──────── RECORDED DATA

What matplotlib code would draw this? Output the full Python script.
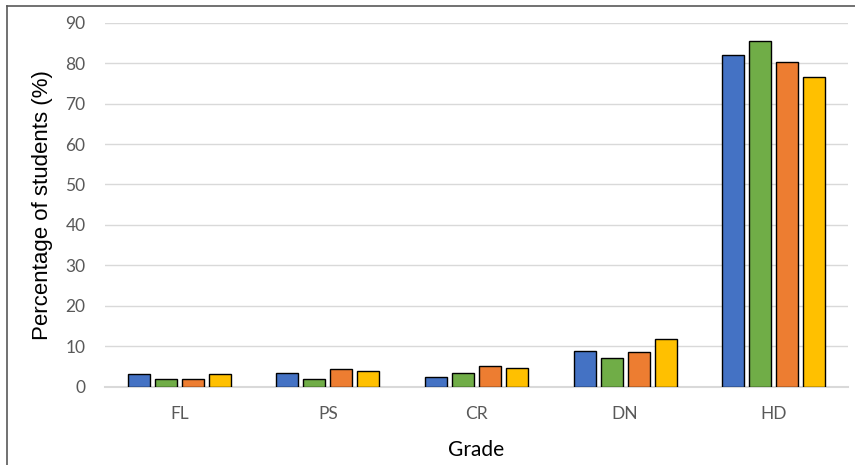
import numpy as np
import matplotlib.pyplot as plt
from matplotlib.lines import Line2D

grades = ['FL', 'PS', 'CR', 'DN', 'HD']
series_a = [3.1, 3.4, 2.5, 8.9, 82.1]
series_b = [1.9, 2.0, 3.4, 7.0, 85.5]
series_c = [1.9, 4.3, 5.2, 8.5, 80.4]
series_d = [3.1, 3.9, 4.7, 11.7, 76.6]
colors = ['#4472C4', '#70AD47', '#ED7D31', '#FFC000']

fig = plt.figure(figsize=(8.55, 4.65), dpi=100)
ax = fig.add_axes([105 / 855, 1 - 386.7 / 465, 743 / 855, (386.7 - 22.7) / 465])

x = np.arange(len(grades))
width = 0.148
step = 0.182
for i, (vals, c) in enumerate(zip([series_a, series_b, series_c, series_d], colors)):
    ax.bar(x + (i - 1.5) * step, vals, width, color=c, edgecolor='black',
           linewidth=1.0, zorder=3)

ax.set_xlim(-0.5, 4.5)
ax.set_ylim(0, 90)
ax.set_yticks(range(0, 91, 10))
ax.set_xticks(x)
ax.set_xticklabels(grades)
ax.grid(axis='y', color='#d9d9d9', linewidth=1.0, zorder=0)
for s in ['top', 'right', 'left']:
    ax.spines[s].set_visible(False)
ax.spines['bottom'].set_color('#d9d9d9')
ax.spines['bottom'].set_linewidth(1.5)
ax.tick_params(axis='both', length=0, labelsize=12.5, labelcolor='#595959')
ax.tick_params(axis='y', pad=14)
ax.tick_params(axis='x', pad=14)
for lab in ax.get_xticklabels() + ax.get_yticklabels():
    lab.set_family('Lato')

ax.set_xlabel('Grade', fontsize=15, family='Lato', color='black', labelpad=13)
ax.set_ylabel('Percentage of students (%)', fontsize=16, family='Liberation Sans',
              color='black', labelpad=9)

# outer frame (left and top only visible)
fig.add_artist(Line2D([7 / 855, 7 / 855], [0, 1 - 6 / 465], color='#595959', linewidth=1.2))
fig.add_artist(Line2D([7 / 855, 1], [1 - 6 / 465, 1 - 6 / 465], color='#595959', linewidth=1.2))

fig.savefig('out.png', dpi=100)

────────────────

**EXERCISE DIRECTIONS:** Skip the pictures, please, and transcribe only the lines from the beginning of the material through the one that contains "colors = ['#4472C4', '#70AD47', '#ED7D31', '#FFC000']".

**RESULT:**
What matplotlib code would draw this? Output the full Python script.
import numpy as np
import matplotlib.pyplot as plt
from matplotlib.lines import Line2D

grades = ['FL', 'PS', 'CR', 'DN', 'HD']
series_a = [3.1, 3.4, 2.5, 8.9, 82.1]
series_b = [1.9, 2.0, 3.4, 7.0, 85.5]
series_c = [1.9, 4.3, 5.2, 8.5, 80.4]
series_d = [3.1, 3.9, 4.7, 11.7, 76.6]
colors = ['#4472C4', '#70AD47', '#ED7D31', '#FFC000']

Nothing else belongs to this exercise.